Utilizes CloudFront & Route 53 for distribution and routing to https://api.jyablonski.dev.

Query Example

curl -H "Accept: application/json" https://api.jyablonski.dev/v1/league/game_types

5. Frontend Dashboard (Dash)

Python Application built with Dash which pulls data from Postgres to serve various tables, metrics, and graphs
Fully interactive with filtering and drill-down capabilities.
Hosted on free-tier resources and routed via Route 53 to https://nbadashboard.jyablonski.dev.

Dashboard Screenshot

Infrastructure

Terraform

Entire AWS stack provisioned via Terraform using custom-built modules for:
- S3 Buckets
- IAM Roles
- ECS Tasks & Services
- Lambda Functions
- PostgreSQL Infrastructure

Modules Repo

Common Modules

Custom internal Python package jyablonski_common_modules used by various services for:

AWS utilities (S3, Secrets Manager helpers)
Standardized logging
Postgres connection management & upsert functions

Ensures DRY principles and code consistency across services.

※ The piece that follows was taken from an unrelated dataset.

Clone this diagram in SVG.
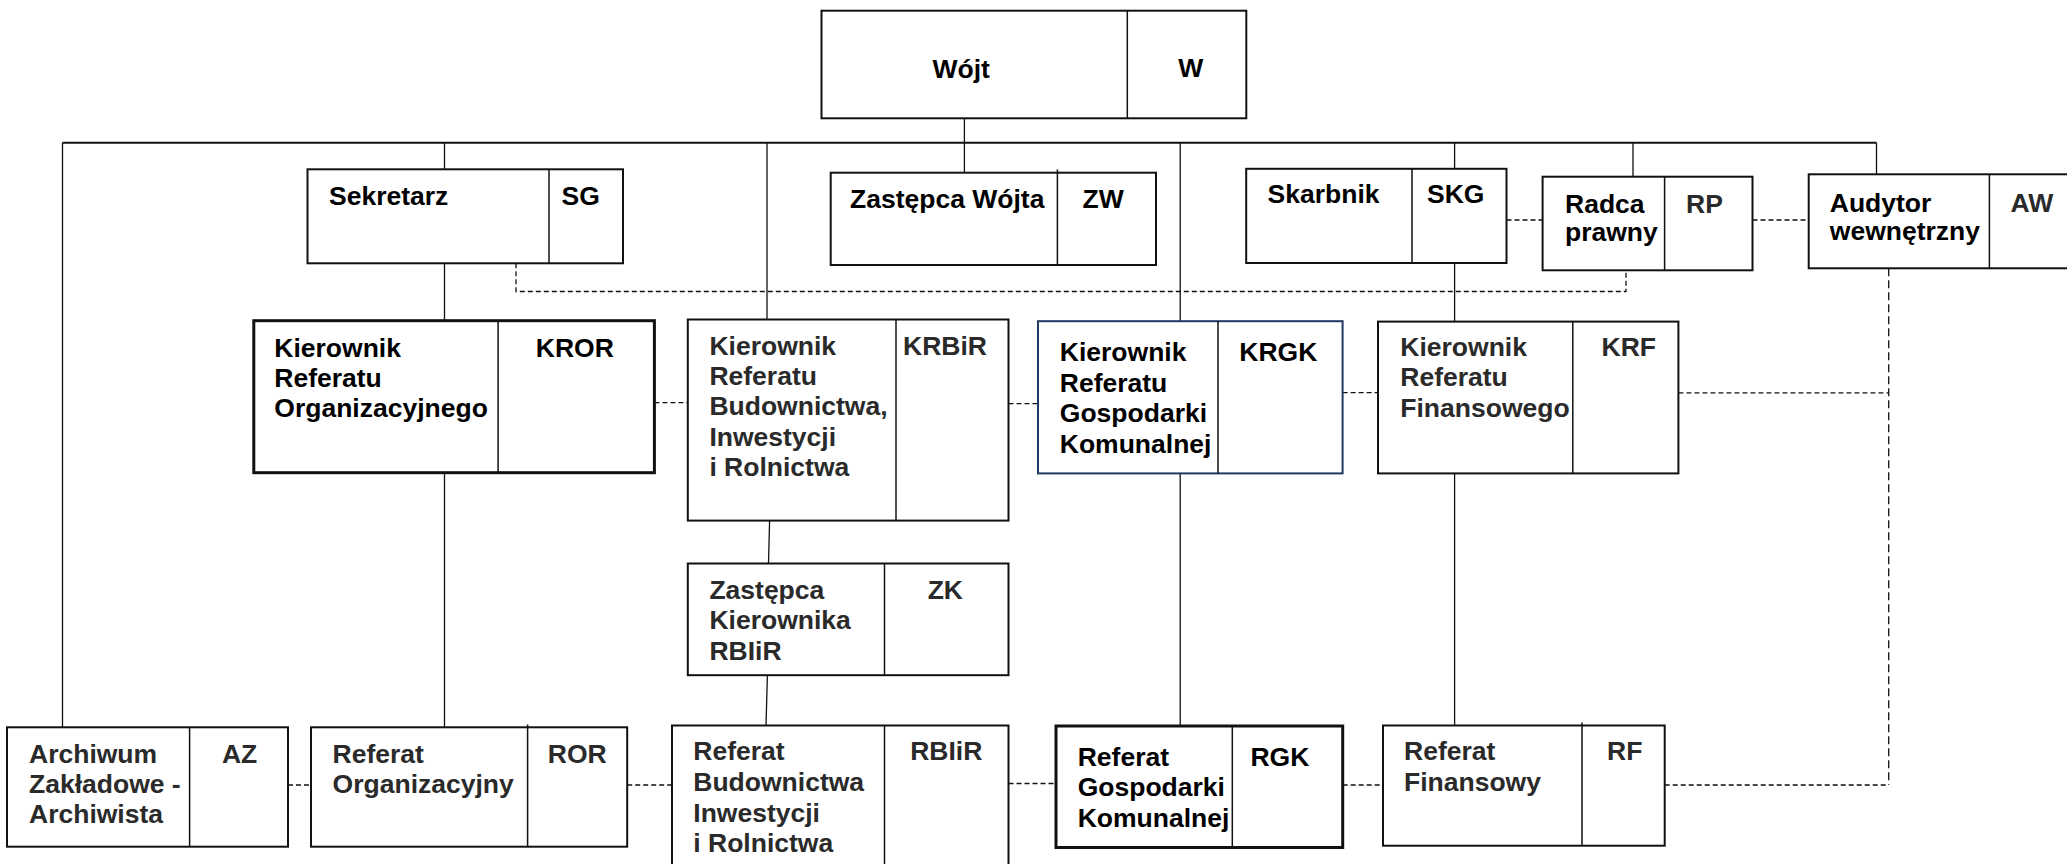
<svg xmlns="http://www.w3.org/2000/svg" width="2067" height="864" viewBox="0 0 2067 864">
<style>
  .box{fill:#fff;stroke:#111;stroke-width:2}
  .thick{stroke-width:3}
  .navy{stroke:#1f3864}
  .div{stroke:#111;stroke-width:1.5;fill:none}
  .ln{stroke:#111;stroke-width:1.3;fill:none}
  .bus{stroke:#111;stroke-width:2;fill:none}
  .dash{stroke:#111;stroke-width:1.3;fill:none;stroke-dasharray:5 3}
  .vdash{stroke:#111;stroke-width:1.3;fill:none;stroke-dasharray:8 4}
  text{font-family:"Liberation Sans",Arial,sans-serif;font-weight:bold;font-size:26.5px;fill:#000}
  .g{fill:#2a2a2a}
</style>
<rect width="2067" height="864" fill="#fff"/>
<g id="connectors">
  <path class="bus" d="M62.5,142.7 H1876.5"/>
  <path class="ln" d="M964.4,118.3 V172.7"/>
  <path class="ln" d="M62.5,142.7 V727.3"/>
  <path class="ln" d="M444.5,142.7 V169.3 M444.5,263.3 V320.7 M444.5,472.7 V727.3"/>
  <path class="ln" d="M767,142.7 V319.5"/>
  <path class="ln" d="M769.6,520.6 L768.5,563.5 M767.4,675.2 L766,725.5"/>
  <path class="ln" d="M1180.2,142.7 V321.2 M1180.2,473.4 V726"/>
  <path class="ln" d="M1454.6,142.7 V168.8 M1454.6,263 V321.6 M1454.6,473.4 V725.5"/>
  <path class="ln" d="M1633,142.7 V176.7"/>
  <path class="ln" d="M1876.5,142.7 V174.3"/>
  <path class="dash" d="M516,263.3 V291.5 H1626 V270.3"/>
  <path class="dash" d="M1506.5,220 H1542.6"/>
  <path class="dash" d="M1752.5,220 H1808.7"/>
  <path class="vdash" d="M1888.7,268.3 V785"/>
  <path class="dash" d="M1678.4,392.8 H1888.7"/>
  <path class="dash" d="M1664.7,785 H1888.7"/>
  <path class="dash" d="M654.4,402.7 H687.8"/>
  <path class="dash" d="M1008.5,403.6 H1038"/>
  <path class="dash" d="M1342.6,392.7 H1378"/>
  <path class="dash" d="M288,785 H311"/>
  <path class="dash" d="M627.2,785 H672"/>
  <path class="dash" d="M1008.5,783.5 H1056"/>
  <path class="dash" d="M1342.7,785 H1383"/>
</g>
<g id="W">
  <rect class="box" x="821.5" y="10.7" width="424.8" height="107.6"/>
  <path class="div" d="M1127.3,10.7 V118.3"/>
  <text x="932.5" y="78.3">Wójt</text>
  <text x="1178.3" y="77.3">W</text>
</g>
<g id="SG">
  <rect class="box" x="307.5" y="169.3" width="315.5" height="94"/>
  <path class="div" d="M549,169.3 V263.3"/>
  <text x="329" y="205">Sekretarz</text>
  <text x="561.6" y="205">SG</text>
</g>
<g id="ZW">
  <rect class="box" x="830.7" y="172.7" width="325.3" height="92.3"/>
  <path class="div" d="M1057.4,169.5 V265"/>
  <text x="850" y="208.3">Zastępca Wójta</text>
  <text x="1082.5" y="208.3">ZW</text>
</g>
<g id="SKG">
  <rect class="box" x="1246.2" y="168.8" width="260.3" height="94.2"/>
  <path class="div" d="M1412,168.8 V263"/>
  <text x="1267.6" y="203.3">Skarbnik</text>
  <text x="1427" y="203.3">SKG</text>
</g>
<g id="RP">
  <rect class="box" x="1542.6" y="176.7" width="209.9" height="93.6"/>
  <path class="div" d="M1664.6,176.7 V270.3"/>
  <text x="1565" y="213.3">Radca</text>
  <text x="1565" y="240.7">prawny</text>
  <text class="g" x="1686" y="213.3">RP</text>
</g>
<g id="AW">
  <rect class="box" x="1808.7" y="174.3" width="266" height="94"/>
  <path class="div" d="M1989.4,174.3 V268.3"/>
  <text x="1829.8" y="211.7">Audytor</text>
  <text x="1829.8" y="240">wewnętrzny</text>
  <text class="g" x="2010.6" y="211.7">AW</text>
</g>
<g id="KROR">
  <rect class="box thick" x="253.8" y="320.7" width="400.6" height="152"/>
  <path class="div" d="M498.1,320.7 V472.7"/>
  <text x="274.3" y="356.7">Kierownik</text>
  <text x="274.3" y="386.7">Referatu</text>
  <text x="274.3" y="416.7">Organizacyjnego</text>
  <text x="535.8" y="356.7">KROR</text>
</g>
<g id="KRBiR">
  <rect class="box" x="687.8" y="319.5" width="320.7" height="201.1"/>
  <path class="div" d="M896,319.5 V520.6"/>
  <text class="g" x="709.4" y="354.7">Kierownik</text>
  <text class="g" x="709.4" y="384.9">Referatu</text>
  <text class="g" x="709.4" y="415.1">Budownictwa,</text>
  <text class="g" x="709.4" y="445.5">Inwestycji</text>
  <text class="g" x="709.4" y="475.8">i Rolnictwa</text>
  <text class="g" x="903" y="354.7">KRBiR</text>
</g>
<g id="KRGK">
  <rect class="box navy" x="1038" y="321.2" width="304.6" height="152.2"/>
  <path class="div" d="M1218,321.2 V473.4"/>
  <text x="1059.8" y="361">Kierownik</text>
  <text x="1059.8" y="391.6">Referatu</text>
  <text x="1059.8" y="422.2">Gospodarki</text>
  <text x="1059.8" y="452.8">Komunalnej</text>
  <text x="1239.3" y="361">KRGK</text>
</g>
<g id="KRF">
  <rect class="box" x="1378" y="321.6" width="300.4" height="151.8"/>
  <path class="div" d="M1572.8,321.6 V473.4"/>
  <text class="g" x="1400.3" y="355.8">Kierownik</text>
  <text class="g" x="1400.3" y="386.3">Referatu</text>
  <text class="g" x="1400.3" y="416.9">Finansowego</text>
  <text class="g" x="1601.5" y="355.8">KRF</text>
</g>
<g id="ZK">
  <rect class="box" x="687.8" y="563.5" width="320.7" height="111.7"/>
  <path class="div" d="M884.5,563.5 V675.2"/>
  <text class="g" x="709.4" y="598.5">Zastępca</text>
  <text class="g" x="709.4" y="629">Kierownika</text>
  <text class="g" x="709.4" y="659.7">RBIiR</text>
  <text class="g" x="927.7" y="598.5">ZK</text>
</g>
<g id="AZ">
  <rect class="box" x="7" y="727.3" width="281" height="119.4"/>
  <path class="div" d="M189.6,727.3 V846.7"/>
  <text class="g" x="29" y="763.3">Archiwum</text>
  <text class="g" x="29" y="793.3">Zakładowe -</text>
  <text class="g" x="29" y="823">Archiwista</text>
  <text class="g" x="221.9" y="763.3">AZ</text>
</g>
<g id="ROR">
  <rect class="box" x="311" y="727.3" width="316.2" height="119.4"/>
  <path class="div" d="M527.6,724.5 V846.7"/>
  <text class="g" x="332.6" y="763.3">Referat</text>
  <text class="g" x="332.6" y="793.3">Organizacyjny</text>
  <text class="g" x="547.8" y="763.3">ROR</text>
</g>
<g id="RBIiR">
  <rect class="box" x="672" y="725.5" width="336.5" height="150"/>
  <path class="div" d="M884.5,725.5 V870"/>
  <text class="g" x="693.3" y="760.4">Referat</text>
  <text class="g" x="693.3" y="791">Budownictwa</text>
  <text class="g" x="693.3" y="821.6">Inwestycji</text>
  <text class="g" x="693.3" y="852">i Rolnictwa</text>
  <text class="g" x="910.2" y="760.4">RBIiR</text>
</g>
<g id="RGK">
  <rect class="box thick" x="1056" y="726" width="286.7" height="121.5"/>
  <path class="div" d="M1232.3,726 V847.5"/>
  <text x="1077.7" y="765.8">Referat</text>
  <text x="1077.7" y="796.4">Gospodarki</text>
  <text x="1077.7" y="827">Komunalnej</text>
  <text x="1250.4" y="765.8">RGK</text>
</g>
<g id="RF">
  <rect class="box" x="1383" y="725.5" width="281.7" height="120.2"/>
  <path class="div" d="M1582,722.5 V845.7"/>
  <text class="g" x="1404" y="760.4">Referat</text>
  <text class="g" x="1404" y="791">Finansowy</text>
  <text class="g" x="1607" y="760.4">RF</text>
</g>
</svg>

Orchestration (Step Functions)

AWS Step Functions orchestrates the daily pipeline (Ingestion -> dbt -> ML) for $ 0 / month
It triggers each Task to run in ECS Fargate in a free-tier VM
Apache Airflow would be preferred, but opted for Step Functions due to cost efficiency

Database Management

Postgres serves as the core database
All schemas, users, roles, and permissions managed via Terraform
Least privilege principles are implemented with strict role-based access control

module "reporting_schema" {
  source = "./modules/postgresql/schema"

  schema_name   = "reporting"
  database_name = var.jacobs_rds_db
  schema_owner  = var.postgres_username

  read_access_roles  = [module.rest_api_role_prod.role_name, module.dash_role_prod.role_name]
  write_access_roles = [module.dbt_role_prod.role_name]
  admin_access_roles = [var.postgres_username]
}

Although it’s an OLTP Database and not a true data warehouse, it effectively handles the analytical workloads for the project while being the most cost-effective solution available.